酒井法子容疑者(38=本名・高相法子)の所属事務所サンミュージックは、同容疑者に振り回されたまま、最後は逮捕の一報を受け止めるしかなかった。東京・四谷の同事務所では、8日午後10時40分すぎ、疲労から体調を崩し一時入院した相沢正久社長(60)は会見を開くこともできず、コメントを事務所幹部が代理で読み上げた。行方不明になった直後には同社長が「連絡してほしい」とマスコミを通じて訴える異常な事態に発展。同容疑者失跡(しっそう)から138時間。日本中を驚かし、心配した同事務所に連絡もしないまま、出頭した。

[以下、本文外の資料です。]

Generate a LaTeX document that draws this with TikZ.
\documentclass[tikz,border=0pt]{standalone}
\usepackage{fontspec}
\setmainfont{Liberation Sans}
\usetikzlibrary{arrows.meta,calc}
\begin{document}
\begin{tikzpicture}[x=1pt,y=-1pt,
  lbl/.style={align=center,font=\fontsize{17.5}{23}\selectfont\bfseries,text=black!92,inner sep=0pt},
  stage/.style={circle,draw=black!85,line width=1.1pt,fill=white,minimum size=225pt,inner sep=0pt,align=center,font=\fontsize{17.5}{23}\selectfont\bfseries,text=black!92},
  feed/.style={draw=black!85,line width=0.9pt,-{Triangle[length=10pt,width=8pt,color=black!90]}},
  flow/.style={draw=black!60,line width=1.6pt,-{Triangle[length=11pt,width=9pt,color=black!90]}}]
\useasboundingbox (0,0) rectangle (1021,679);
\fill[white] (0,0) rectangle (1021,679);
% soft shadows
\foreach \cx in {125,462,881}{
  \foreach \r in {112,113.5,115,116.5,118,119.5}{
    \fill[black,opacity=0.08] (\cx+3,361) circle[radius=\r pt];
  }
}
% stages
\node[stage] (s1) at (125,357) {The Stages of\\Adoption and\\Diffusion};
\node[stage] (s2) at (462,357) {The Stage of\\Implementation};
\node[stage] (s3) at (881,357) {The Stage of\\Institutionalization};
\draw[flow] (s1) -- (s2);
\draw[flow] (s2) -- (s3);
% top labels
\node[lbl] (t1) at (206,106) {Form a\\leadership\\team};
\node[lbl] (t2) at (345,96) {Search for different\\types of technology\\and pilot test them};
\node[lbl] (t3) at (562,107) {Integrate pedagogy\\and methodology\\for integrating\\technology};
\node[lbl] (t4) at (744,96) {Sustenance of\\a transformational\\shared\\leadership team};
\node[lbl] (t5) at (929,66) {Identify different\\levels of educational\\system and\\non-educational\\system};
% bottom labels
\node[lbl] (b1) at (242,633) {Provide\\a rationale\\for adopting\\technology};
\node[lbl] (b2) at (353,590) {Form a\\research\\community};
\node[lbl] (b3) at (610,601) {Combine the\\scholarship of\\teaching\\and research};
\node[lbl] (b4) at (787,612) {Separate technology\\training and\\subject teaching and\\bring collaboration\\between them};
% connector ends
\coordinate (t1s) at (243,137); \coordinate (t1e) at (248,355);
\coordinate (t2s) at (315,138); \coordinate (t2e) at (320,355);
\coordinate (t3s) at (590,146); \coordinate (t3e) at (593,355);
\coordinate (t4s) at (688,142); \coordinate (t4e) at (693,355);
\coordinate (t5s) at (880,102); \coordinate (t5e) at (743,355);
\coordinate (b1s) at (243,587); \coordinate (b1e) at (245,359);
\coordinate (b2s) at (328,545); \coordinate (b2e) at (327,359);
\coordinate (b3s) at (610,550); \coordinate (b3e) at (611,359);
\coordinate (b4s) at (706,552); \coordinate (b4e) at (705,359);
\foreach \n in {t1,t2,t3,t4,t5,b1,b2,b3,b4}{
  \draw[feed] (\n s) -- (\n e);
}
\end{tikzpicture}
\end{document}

 サンミュージックは最後まで蚊帳の外だった。事務所関係者は酒井容疑者の出頭を、この日午後8時50分すぎ、テレビニュースの速報で知った。直後から報道陣が殺到したが、相沢社長は会見できなかった。酒井容疑者失跡後の疲労から体調を崩し一時入院。この日は自宅で療養に努めたため代わって同社の富岡弘明制作部長が同社長のコメントを読み上げた。「本日、酒井法子が自ら出頭したという報道を聞き、最悪の事態は避けられました。これからは警察の取り調べに包み隠さず正直にすべてを話してほしいと思います」。行方不明になってから一切の連絡もよこさなかった同容疑者に対し、最後まで安否を気づかった。そのころ酒井容疑者は取り調べにあいまいな供述を始めていた。

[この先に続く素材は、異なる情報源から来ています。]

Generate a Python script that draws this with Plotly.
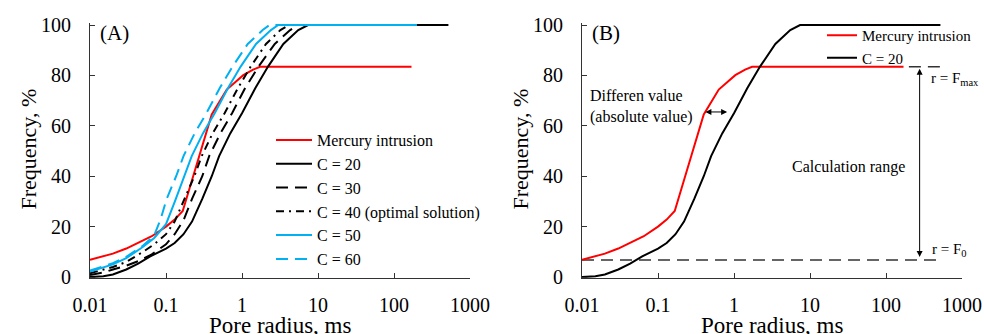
import math
import plotly.graph_objects as go

# ---------------- data ----------------
radius_ticks = [0.01, 0.1, 1, 10, 100, 1000]
radius_tick_text = ["0.01", "0.1", "1", "10", "100", "1000"]
freq_ticks = [0, 20, 40, 60, 80, 100]
x_title = "Pore radius, ms"
y_title = "Frequency, %"

hg_x = [0.01, 0.02, 0.03, 0.045, 0.065, 0.1, 0.13, 0.166, 0.23, 0.3, 0.4, 0.63, 1.04, 1.4, 1.73, 170]
hg_y = [6.8, 9.3, 11.3, 13.7, 16.2, 20, 22.8, 26.2, 40, 52, 64.5, 74.4, 80.1, 82.3, 83.4, 83.4]

c20_x = [0.01, 0.015, 0.02, 0.03, 0.043, 0.062, 0.1, 0.13, 0.17, 0.22, 0.3, 0.4, 0.5, 0.7, 1.0, 1.5, 2.2, 3.5, 5.5, 7.4, 520]
c20_y = [0, 0.3, 1, 3, 5.3, 8.2, 11.3, 13.5, 17, 22, 31, 40, 48, 57, 65, 75, 83.5, 92.5, 98, 100, 100]

c30_x = [0.01, 0.015, 0.02, 0.03, 0.045, 0.065, 0.1, 0.13, 0.17, 0.22, 0.3, 0.37, 0.52, 0.74, 1.1, 1.65, 2.7, 4.3, 5.5, 200]
c30_y = [0.8, 1.8, 3, 4.5, 6.5, 9, 13, 17, 22.5, 31, 40, 48, 57, 65, 75, 83.5, 92.5, 98, 100, 100]

c40_x = [0.01, 0.02, 0.03, 0.05, 0.07, 0.1, 0.13, 0.177, 0.236, 0.295, 0.41, 0.59, 0.885, 1.3, 2.07, 3.2, 4.2, 200]
c40_y = [1.5, 4, 6, 10, 13, 17, 22, 31, 40, 48, 57, 65, 75, 83.5, 92.5, 98, 100, 100]

c50_x = [0.01, 0.02, 0.03, 0.05, 0.07, 0.1, 0.131, 0.175, 0.218, 0.306, 0.437, 0.655, 0.96, 1.53, 2.4, 3.0, 200]
c50_y = [2.2, 5, 7.5, 12, 15.5, 21, 30, 40, 48, 57, 65, 75, 83.5, 92.5, 98, 100, 100]

c60_x = [0.01, 0.02, 0.03, 0.05, 0.07, 0.085, 0.102, 0.136, 0.17, 0.238, 0.34, 0.51, 0.75, 1.19, 1.87, 2.3, 200]
c60_y = [2.6, 5.5, 8, 12.5, 16.5, 23, 31, 40, 48, 57, 65, 75, 83.5, 92.5, 98, 100, 100]

# panel B reference lines / markers (radius values)
f0_line_x = [0.01, 520]
fmax_line_x = [200, 520]
range_arrow_r = 277
diff_arrow_r = [0.42, 0.85]
diff_arrow_f = 65.5

# ---------------- styling ----------------
FONT = "Liberation Serif, Times New Roman, serif"
RED = "#ff0000"
BLUE = "#00b0f0"
BLACK = "#000000"
W = 984
H = 334
XA_DOM = [90 / W, 470 / W]
XB_DOM = [582 / W, 962 / W]

fig = go.Figure()

def add(x, y, name, color, dash, xa, ya, legend, showlegend=True, width=2):
    fig.add_trace(go.Scatter(
        x=x, y=y, mode="lines", name=name,
        line=dict(color=color, dash=dash, width=width),
        xaxis=xa, yaxis=ya, legend=legend, showlegend=showlegend,
        hoverinfo="skip"))

# Panel A
add(hg_x, hg_y, "Mercury intrusion", RED, "solid", "x", "y", "legend")
add(c20_x, c20_y, "C = 20", BLACK, "solid", "x", "y", "legend")
add(c30_x, c30_y, "C = 30", BLACK, "12px,7px", "x", "y", "legend")
add(c40_x, c40_y, "C = 40 (optimal solution)", BLACK, "8px,5px,2px,5px", "x", "y", "legend")
add(c50_x, c50_y, "C = 50", BLUE, "solid", "x", "y", "legend")
add(c60_x, c60_y, "C = 60", BLUE, "12px,7px", "x", "y", "legend")

# Panel B
f0 = hg_y[0]
fmax = hg_y[-1]
add(f0_line_x, [f0, f0], "F0", "#333333", "12px,7px", "x2", "y2", "legend2", showlegend=False, width=1.5)
add(fmax_line_x, [fmax, fmax], "Fmax", "#333333", "12px,7px", "x2", "y2", "legend2", showlegend=False, width=1.5)
add(hg_x, hg_y, "Mercury intrusion", RED, "solid", "x2", "y2", "legend2")
add(c20_x, c20_y, "C = 20", BLACK, "solid", "x2", "y2", "legend2")

axis_common = dict(
    type="log", range=[-2, 3], tickvals=radius_ticks, ticktext=radius_tick_text,
    ticks="inside", ticklen=5, tickwidth=1, tickcolor="#333333",
    showline=True, linecolor="#333333", linewidth=1, showgrid=False, zeroline=False,
    tickfont=dict(family=FONT, size=20, color=BLACK),
    ticklabelstandoff=9, automargin=False,
)
yaxis_common = dict(
    range=[-0.5, 100.8], tickvals=freq_ticks,
    ticks="inside", ticklen=5, tickwidth=1, tickcolor="#333333",
    showline=True, linecolor="#333333", linewidth=1, showgrid=False, zeroline=False,
    tickfont=dict(family=FONT, size=20, color=BLACK),
    ticklabelstandoff=14, automargin=False,
    domain=[(H - 278.3) / H, (H - 23) / H],
)

fig.update_layout(
    template="none",
    width=W, height=H,
    margin=dict(l=0, r=0, t=0, b=0, autoexpand=False),
    paper_bgcolor="white", plot_bgcolor="white",
    font=dict(family=FONT, color=BLACK),
    xaxis=dict(axis_common, domain=XA_DOM, anchor="y"),
    yaxis=dict(yaxis_common, anchor="x"),
    xaxis2=dict(axis_common, domain=XB_DOM, anchor="y2"),
    yaxis2=dict(yaxis_common, anchor="x2"),
    legend=dict(x=271 / W, y=(H - 123) / H, xanchor="left", yanchor="top",
                bgcolor="rgba(0,0,0,0)", font=dict(family=FONT, size=16, color=BLACK),
                itemwidth=36, tracegroupgap=0),
    legend2=dict(x=822 / W, y=(H - 19) / H, xanchor="left", yanchor="top",
                 bgcolor="rgba(0,0,0,0)", font=dict(family=FONT, size=15, color=BLACK),
                 itemwidth=30, tracegroupgap=0),
    showlegend=True,
)

ann_font = dict(family=FONT, size=15, color=BLACK)
title_font_x = dict(family=FONT, size=23, color=BLACK)
title_font_y = dict(family=FONT, size=22, color=BLACK)
annotations = [
    dict(text="(A)", x=98 / W, y=(H - 33) / H, xref="paper", yref="paper",
         xanchor="left", yanchor="middle", showarrow=False, font=dict(family=FONT, size=21, color=BLACK)),
    dict(text="(B)", x=590 / W, y=(H - 33) / H, xref="paper", yref="paper",
         xanchor="left", yanchor="middle", showarrow=False, font=dict(family=FONT, size=21, color=BLACK)),
    # axis titles
    dict(text=x_title, x=sum(XA_DOM) / 2, y=(H - 325) / H, xref="paper", yref="paper",
         xanchor="center", yanchor="middle", showarrow=False, font=title_font_x),
    dict(text=x_title, x=sum(XB_DOM) / 2, y=(H - 325) / H, xref="paper", yref="paper",
         xanchor="center", yanchor="middle", showarrow=False, font=title_font_x),
    dict(text=y_title, x=27.5 / W, y=(H - 149) / H, xref="paper", yref="paper", textangle=-90,
         xanchor="center", yanchor="middle", showarrow=False, font=title_font_y),
    dict(text=y_title, x=519.5 / W, y=(H - 149) / H, xref="paper", yref="paper", textangle=-90,
         xanchor="center", yanchor="middle", showarrow=False, font=title_font_y),
    # vertical range arrow
    dict(x=math.log10(range_arrow_r), y=f0 + 1.2, ax=math.log10(range_arrow_r), ay=fmax - 0.2,
         xref="x2", yref="y2", axref="x2", ayref="y2", text="", showarrow=True,
         arrowhead=2, startarrowhead=2, arrowside="end+start", arrowsize=1.2, startarrowsize=1.2,
         arrowwidth=1, arrowcolor=BLACK),
    # horizontal difference arrow
    dict(x=math.log10(diff_arrow_r[0]), y=diff_arrow_f, ax=math.log10(diff_arrow_r[1]), ay=diff_arrow_f,
         xref="x2", yref="y2", axref="x2", ayref="y2", text="", showarrow=True,
         arrowhead=2, startarrowhead=2, arrowside="end+start", arrowsize=1.2, startarrowsize=1.2,
         arrowwidth=1, arrowcolor=BLACK),
    dict(text="Differen value<br>(absolute value)", x=math.log10(0.012), y=67.5, xref="x2", yref="y2",
         xanchor="left", yanchor="middle", align="left", showarrow=False, font=dict(family=FONT, size=16, color=BLACK)),
    dict(text="Calculation range", x=1.5, y=43.7, xref="x2", yref="y2",
         xanchor="center", yanchor="middle", showarrow=False, font=dict(family=FONT, size=16, color=BLACK)),
    dict(text="r = F<sub>max</sub>", x=2.56, y=78.5, xref="x2", yref="y2",
         xanchor="left", yanchor="middle", showarrow=False, font=ann_font),
    dict(text="r = F<sub>0</sub>", x=2.58, y=10.8, xref="x2", yref="y2",
         xanchor="left", yanchor="middle", showarrow=False, font=ann_font),
]
fig.update_layout(annotations=annotations)

fig.write_html("out.html")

 同事務所が受けた大きな動揺が、そのまま日本中に伝わった。同容疑者が事件現場から行方をくらました直後、夫の逮捕にショックを受けて長男を連れて失踪したとみていた。4日には高相容疑者の母と相談し、捜索願を出した。同社長は同日夜に会見を開き、報道陣を前に「最悪の状況を避けたい。とにかく連絡してほしい」と悲痛な表情で訴えた。異様な光景はそのまま全国に伝わり、同容疑者の動向に日本中が注目した。しかしその後も同容疑者からはまったく連絡がなかった。山梨県身延山付近で携帯電話の電波をキャッチしたという情報が明らかになっても同事務所では「心当たりがない」と戸惑うばかりだった。都内の関係者のもとに身を寄せていた同容疑者が出頭を決意する際も、一切の連絡もなかった。

 同容疑者をよく知る仕事関係者らによると、同事務所が翻弄(ほんろう)されるのも仕方なかったという。同容疑者の弟が覚せい剤の使用で逮捕されていたことも明らかになったが、同事務所では弟の存在を知る人すらいなかった。同容疑者は相沢社長を含め、スタッフに対し自分の身辺をほとんど明かしていなかった。さかのぼれば、98年に高相容疑者と結婚した際にも、突然スタッフに妊娠を告げ、周囲が対応に追われた。

 結婚・出産後は、仕事選びもプライベートのスケジュールを優先させ、短期間で集中してこなし、休みを長期間取るスタイルを貫いた。かつてトップアイドルの地位を築いた同容疑者に対し、同事務所は功労者として厚遇。出演料の取り分もほかのタレントと比べて破格の待遇としていた。同容疑者は数年前にはタトゥーを足首に入れ、スタッフを戸惑わせたこともあった。

 同事務所に近い関係者によると同社長は、同容疑者に対して「反省をして再び芸能活動をしたいと言うなら、手を差し伸べたい」と話しているという。アイドルの暴走が、今も信じられないようだ。